While financial and health care reform has been in the forefront of Washington’s agenda, Assistant Senate Majority Leader Richard Durbin, D-Ill., still has students on the brain.
“I’ve visited campuses and started talking to parents and others, heard a lot of talk about textbooks and that this was a growing expense,” Durbin said.
Two years after the Senate enacted the Higher Education Opportunity Act, Durbin’s provision of the bill has finally gone into effect to help save college students hundreds of dollars.
It’s titled “Durbin’s College Textbook Affordability Act” and is aimed at lowering textbook costs by regulating and working directly with publishers and colleges.
The act went into effect July 1.
In August 2008, the California Bureau of State Audits released a report summarizing college textbook affordability. The research, which focused on the University of California, California State University and California Community Colleges, showed the increase of prices “outpaced median household income.”
Other research through advocate groups report similar facts.
Durbin said it was data such as these that inspired the textbook affordability act, which will work to address costs in three steps starting this fall.
“Professors don’t know the prices of textbooks, which is hard to believe, but it’s true,” Durbin said. “Professors don’t know. Now, there is no excuse.”
First, publishers will be required to disclose prices to professors, making the marketing process more transparent.
Second, the act will require publishers to offer items in a textbook bundle to be sold separately. All the extra study guides, CDs and more will not have to be purchased together.

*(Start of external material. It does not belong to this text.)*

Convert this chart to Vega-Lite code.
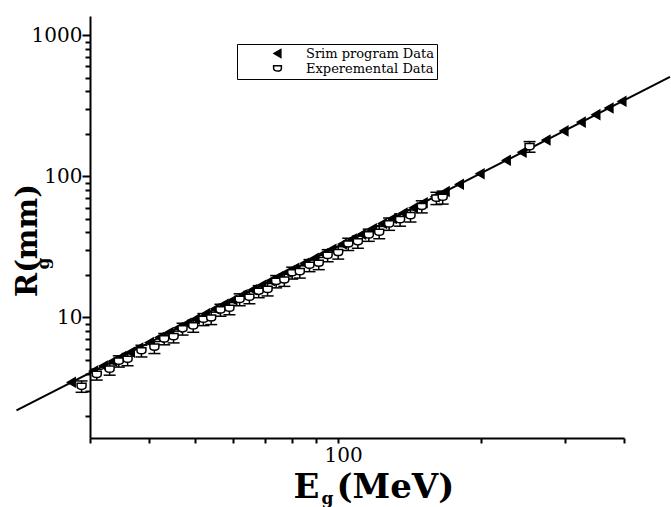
{
  "$schema": "https://vega.github.io/schema/vega-lite/v6.json",
  "width": 534,
  "height": 422,
  "autosize": {"type": "none"},
  "padding": {"left": 90, "top": 16, "right": 47, "bottom": 69},
  "background": "white",
  "config": {"view": {"stroke": null}, "font": "DejaVu Serif", "legend": {"labelFont": "DejaVu Serif"}},
  "datasets": {
    "fit": [{"E": 21, "R": 2.2}, {"E": 500, "R": 506}],
    "pts": [
      {"E": 27.4, "R": 3.47, "series": "Srim program Data"},
      {"E": 30.5, "R": 4.17, "series": "Srim program Data"},
      {"E": 32, "R": 4.53, "series": "Srim program Data"},
      {"E": 33.5, "R": 4.9, "series": "Srim program Data"},
      {"E": 35, "R": 5.28, "series": "Srim program Data"},
      {"E": 36.5, "R": 5.67, "series": "Srim program Data"},
      {"E": 38, "R": 6.08, "series": "Srim program Data"},
      {"E": 40, "R": 6.64, "series": "Srim program Data"},
      {"E": 42, "R": 7.22, "series": "Srim program Data"},
      {"E": 44, "R": 7.82, "series": "Srim program Data"},
      {"E": 46, "R": 8.44, "series": "Srim program Data"},
      {"E": 48, "R": 9.08, "series": "Srim program Data"},
      {"E": 50, "R": 9.74, "series": "Srim program Data"},
      {"E": 52.5, "R": 10.6, "series": "Srim program Data"},
      {"E": 55, "R": 11.5, "series": "Srim program Data"},
      {"E": 57.5, "R": 12.4, "series": "Srim program Data"},
      {"E": 60, "R": 13.3, "series": "Srim program Data"},
      {"E": 63, "R": 14.5, "series": "Srim program Data"},
      {"E": 66, "R": 15.7, "series": "Srim program Data"},
      {"E": 69, "R": 16.9, "series": "Srim program Data"},
      {"E": 72, "R": 18.2, "series": "Srim program Data"},
      {"E": 75, "R": 19.5, "series": "Srim program Data"},
      {"E": 78, "R": 20.9, "series": "Srim program Data"},
      {"E": 81, "R": 22.3, "series": "Srim program Data"},
      {"E": 85, "R": 24.2, "series": "Srim program Data"},
      {"E": 89, "R": 26.2, "series": "Srim program Data"},
      {"E": 93, "R": 28.2, "series": "Srim program Data"},
      {"E": 97, "R": 30.4, "series": "Srim program Data"},
      {"E": 102, "R": 33.1, "series": "Srim program Data"},
      {"E": 107, "R": 35.9, "series": "Srim program Data"},
      {"E": 112, "R": 38.8, "series": "Srim program Data"},
      {"E": 118, "R": 42.5, "series": "Srim program Data"},
      {"E": 124, "R": 46.3, "series": "Srim program Data"},
      {"E": 130, "R": 50.2, "series": "Srim program Data"},
      {"E": 137, "R": 54.9, "series": "Srim program Data"},
      {"E": 144, "R": 59.8, "series": "Srim program Data"},
      {"E": 151, "R": 64.9, "series": "Srim program Data"},
      {"E": 160, "R": 71.6, "series": "Srim program Data"},
      {"E": 168, "R": 77.9, "series": "Srim program Data"},
      {"E": 180, "R": 87.7, "series": "Srim program Data"},
      {"E": 199, "R": 104.2, "series": "Srim program Data"},
      {"E": 226, "R": 129.7, "series": "Srim program Data"},
      {"E": 244, "R": 147.9, "series": "Srim program Data"},
      {"E": 274, "R": 180.4, "series": "Srim program Data"},
      {"E": 299, "R": 209.6, "series": "Srim program Data"},
      {"E": 325, "R": 241.8, "series": "Srim program Data"},
      {"E": 349, "R": 273.2, "series": "Srim program Data"},
      {"E": 372, "R": 304.8, "series": "Srim program Data"},
      {"E": 396, "R": 339.3, "series": "Srim program Data"},
      {"E": 28.8, "R": 3.25, "lo": 2.95, "hi": 3.55, "series": "Experemental Data"},
      {"E": 31, "R": 3.95, "lo": 3.6, "hi": 4.3, "series": "Experemental Data"},
      {"E": 33, "R": 4.3, "lo": 3.9, "hi": 4.7, "series": "Experemental Data"},
      {"E": 34.5, "R": 4.9, "lo": 4.45, "hi": 5.35, "series": "Experemental Data"},
      {"E": 36, "R": 5.05, "lo": 4.55, "hi": 5.55, "series": "Experemental Data"},
      {"E": 38.5, "R": 5.8, "lo": 5.25, "hi": 6.35, "series": "Experemental Data"},
      {"E": 41, "R": 6.15, "lo": 5.55, "hi": 6.75, "series": "Experemental Data"},
      {"E": 43, "R": 7.05, "lo": 6.4, "hi": 7.7, "series": "Experemental Data"},
      {"E": 45, "R": 7.3, "lo": 6.6, "hi": 8.0, "series": "Experemental Data"},
      {"E": 47, "R": 8.3, "lo": 7.5, "hi": 9.1, "series": "Experemental Data"},
      {"E": 49.5, "R": 8.7, "lo": 7.85, "hi": 9.55, "series": "Experemental Data"},
      {"E": 52, "R": 9.7, "lo": 8.75, "hi": 10.65, "series": "Experemental Data"},
      {"E": 54, "R": 9.9, "lo": 8.9, "hi": 10.9, "series": "Experemental Data"},
      {"E": 56.5, "R": 11.3, "lo": 10.2, "hi": 12.4, "series": "Experemental Data"},
      {"E": 59, "R": 11.6, "lo": 10.45, "hi": 12.75, "series": "Experemental Data"},
      {"E": 62, "R": 13.4, "lo": 12.1, "hi": 14.7, "series": "Experemental Data"},
      {"E": 65, "R": 13.9, "lo": 12.5, "hi": 15.3, "series": "Experemental Data"},
      {"E": 68, "R": 15.3, "lo": 13.8, "hi": 16.8, "series": "Experemental Data"},
      {"E": 71, "R": 15.8, "lo": 14.2, "hi": 17.4, "series": "Experemental Data"},
      {"E": 74, "R": 18.0, "lo": 16.2, "hi": 19.8, "series": "Experemental Data"},
      {"E": 77, "R": 18.4, "lo": 16.6, "hi": 20.2, "series": "Experemental Data"},
      {"E": 80, "R": 20.7, "lo": 18.7, "hi": 22.7, "series": "Experemental Data"},
      {"E": 83, "R": 21.1, "lo": 19.0, "hi": 23.2, "series": "Experemental Data"},
      {"E": 87, "R": 23.4, "lo": 21.1, "hi": 25.7, "series": "Experemental Data"},
      {"E": 91, "R": 24.2, "lo": 21.8, "hi": 26.6, "series": "Experemental Data"},
      {"E": 95, "R": 27.5, "lo": 24.8, "hi": 30.2, "series": "Experemental Data"},
      {"E": 100, "R": 28.8, "lo": 25.9, "hi": 31.7, "series": "Experemental Data"},
      {"E": 105, "R": 33.1, "lo": 29.8, "hi": 36.4, "series": "Experemental Data"},
      {"E": 110, "R": 34.3, "lo": 30.9, "hi": 37.7, "series": "Experemental Data"},
      {"E": 116, "R": 38.4, "lo": 34.6, "hi": 42.2, "series": "Experemental Data"},
      {"E": 122, "R": 40.1, "lo": 36.1, "hi": 44.1, "series": "Experemental Data"},
      {"E": 128, "R": 46.0, "lo": 41.4, "hi": 50.6, "series": "Experemental Data"},
      {"E": 135, "R": 49.2, "lo": 44.3, "hi": 54.1, "series": "Experemental Data"},
      {"E": 142, "R": 52.6, "lo": 47.4, "hi": 57.8, "series": "Experemental Data"},
      {"E": 150, "R": 61, "lo": 55, "hi": 67, "series": "Experemental Data"},
      {"E": 161, "R": 70, "lo": 63, "hi": 77, "series": "Experemental Data"},
      {"E": 166, "R": 71, "lo": 63.5, "hi": 78.5, "series": "Experemental Data"},
      {"E": 253, "R": 162, "lo": 148, "hi": 176, "series": "Experemental Data"}
    ]
  },
  "layer": [
    {
      "data": {"name": "fit"},
      "mark": {"type": "line", "color": "black", "strokeWidth": 2},
      "encoding": {
        "x": {
          "field": "E", "type": "quantitative",
          "scale": {"type": "log", "domain": [30, 400], "nice": false},
          "axis": {
            "orient": "bottom",
            "values": [30, 40, 50, 60, 70, 80, 90, 100, 200, 300, 400],
            "labelExpr": "datum.value == 100 ? '100' : ''",
            "labelFont": "DejaVu Serif", "labelFontSize": 20, "labelColor": "black",
            "labelOffset": 5, "labelPadding": 2, "labelFlush": false, "labelOverlap": false,
            "tickSize": 5, "tickWidth": 2, "tickColor": "black",
            "domainColor": "black", "domainWidth": 2, "grid": false,
            "title": "E\u2002(MeV)", "titleFont": "DejaVu Serif", "titleFontWeight": "bold",
            "titleFontSize": 34, "titleColor": "black", "titleAlign": "left",
            "titleBaseline": "alphabetic", "titleX": 203, "titleY": 59
          }
        },
        "y": {
          "field": "R", "type": "quantitative",
          "scale": {"type": "log", "domain": [1.4, 1365], "nice": false},
          "axis": {
            "orient": "left",
            "values": [2, 3, 4, 5, 6, 7, 8, 9, 10, 20, 30, 40, 50, 60, 70, 80, 90, 100, 200, 300, 400, 500, 600, 700, 800, 900, 1000],
            "labelExpr": "datum.value == 1000 ? '1000' : datum.value == 100 ? '100' : datum.value == 10 ? '10' : ''",
            "labelFont": "DejaVu Serif", "labelFontSize": 20, "labelColor": "black",
            "labelPadding": 0, "labelFlush": false, "labelOverlap": false,
            "tickSize": {"condition": {"test": "datum.value == 10 || datum.value == 100 || datum.value == 1000", "value": 8}, "value": 5},
            "tickWidth": 2, "tickColor": "black",
            "domainColor": "black", "domainWidth": 2, "grid": false,
            "title": "R(mm)", "titleFont": "DejaVu Serif", "titleFontWeight": "bold",
            "titleFontSize": 29, "titleColor": "black", "titleAngle": 270, "titleAlign": "center",
            "titleBaseline": "alphabetic", "titleX": -54, "titleY": 224
          }
        }
      }
    },
    {
      "data": {"name": "pts"},
      "transform": [{"filter": "datum.series == 'Experemental Data'"}],
      "mark": {"type": "rule", "color": "black", "strokeWidth": 1.5},
      "encoding": {
        "x": {
          "field": "E", "type": "quantitative",
          "scale": {"type": "log", "domain": [30, 400], "nice": false},
          "axis": {
            "orient": "bottom", "domain": false, "ticks": false, "labels": false, "grid": false,
            "title": "g", "titleFont": "DejaVu Serif", "titleFontWeight": "bold", "titleFontSize": 17,
            "titleColor": "black", "titleAlign": "left", "titleBaseline": "alphabetic",
            "titleX": 231, "titleY": 65
          }
        },
        "y": {
          "field": "lo", "type": "quantitative",
          "scale": {"type": "log", "domain": [1.4, 1365], "nice": false},
          "axis": {
            "orient": "left", "domain": false, "ticks": false, "labels": false, "grid": false,
            "title": "g", "titleFont": "DejaVu Serif", "titleFontWeight": "bold", "titleFontSize": 17,
            "titleColor": "black", "titleAngle": 270, "titleAlign": "center", "titleBaseline": "alphabetic",
            "titleX": -42, "titleY": 247
          }
        },
        "y2": {"field": "hi"}
      }
    },
    {
      "data": {"name": "pts"},
      "transform": [{"filter": "datum.series == 'Experemental Data'"}],
      "mark": {"type": "tick", "color": "black", "orient": "horizontal", "size": 12, "thickness": 1.5, "opacity": 1},
      "encoding": {
        "x": {"field": "E", "type": "quantitative", "scale": {"type": "log", "domain": [30, 400], "nice": false}, "axis": null},
        "y": {"field": "lo", "type": "quantitative", "scale": {"type": "log", "domain": [1.4, 1365], "nice": false}, "axis": null}
      }
    },
    {
      "data": {"name": "pts"},
      "transform": [{"filter": "datum.series == 'Experemental Data'"}],
      "mark": {"type": "tick", "color": "black", "orient": "horizontal", "size": 12, "thickness": 1.5, "opacity": 1},
      "encoding": {
        "x": {"field": "E", "type": "quantitative", "scale": {"type": "log", "domain": [30, 400], "nice": false}, "axis": null},
        "y": {"field": "hi", "type": "quantitative", "scale": {"type": "log", "domain": [1.4, 1365], "nice": false}, "axis": null}
      }
    },
    {
      "data": {"name": "pts"},
      "mark": {"type": "point", "filled": true, "size": 80, "stroke": "black", "strokeWidth": 1.5, "opacity": 1},
      "encoding": {
        "x": {"field": "E", "type": "quantitative", "scale": {"type": "log", "domain": [30, 400], "nice": false}, "axis": null},
        "y": {"field": "R", "type": "quantitative", "scale": {"type": "log", "domain": [1.4, 1365], "nice": false}, "axis": null},
        "shape": {
          "field": "series", "type": "nominal",
          "scale": {"domain": ["Srim program Data", "Experemental Data"], "range": ["triangle-left", "M-1,-0.7L1,-0.7L1,0C1,0.9,-1,0.9,-1,0Z"]},
          "legend": {
            "orient": "none", "legendX": 147, "legendY": 28, "title": null,
            "strokeColor": "black", "padding": 3, "rowPadding": 1,
            "symbolOffset": 31, "labelOffset": 22, "symbolSize": 60,
            "labelFont": "DejaVu Serif", "labelFontSize": 13, "labelColor": "black", "labelLimit": 300,
            "encode": {"symbols": {"update": {"stroke": {"value": "black"}, "strokeWidth": {"value": 1.8}}}, "legend": {"update": {"strokeWidth": {"value": 2}}}}
          }
        },
        "fill": {
          "field": "series", "type": "nominal",
          "scale": {"domain": ["Srim program Data", "Experemental Data"], "range": ["black", "white"]},
          "legend": {
            "orient": "none", "legendX": 147, "legendY": 28, "title": null,
            "strokeColor": "black", "padding": 3, "rowPadding": 1,
            "symbolOffset": 31, "labelOffset": 22, "symbolSize": 60,
            "labelFont": "DejaVu Serif", "labelFontSize": 13, "labelColor": "black", "labelLimit": 300,
            "encode": {"symbols": {"update": {"stroke": {"value": "black"}, "strokeWidth": {"value": 1.8}}}, "legend": {"update": {"strokeWidth": {"value": 2}}}}
          }
        }
      }
    }
  ],
  "resolve": {"axis": {"x": "independent", "y": "independent"}}
}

Finally, colleges must provide textbook information for all courses before and during registration, not afterward. This lets students plan ahead to save money.
“Publishers have to comply with it, and universities have to take it seriously,” Durbin said. “They will understand the rights under the law and make them work for them.”
Durbin also called upon student groups on campuses to advocate for the law, and for all students use other, low-cost means of obtaining textbooks such as rentals, online shopping and more.
The IU Bookstore, for example, will begin its new textbook rental program this fall. After coming to an agreement with Barnes & Noble, many popular books will be available for rent, and new textbook prices will be lowered.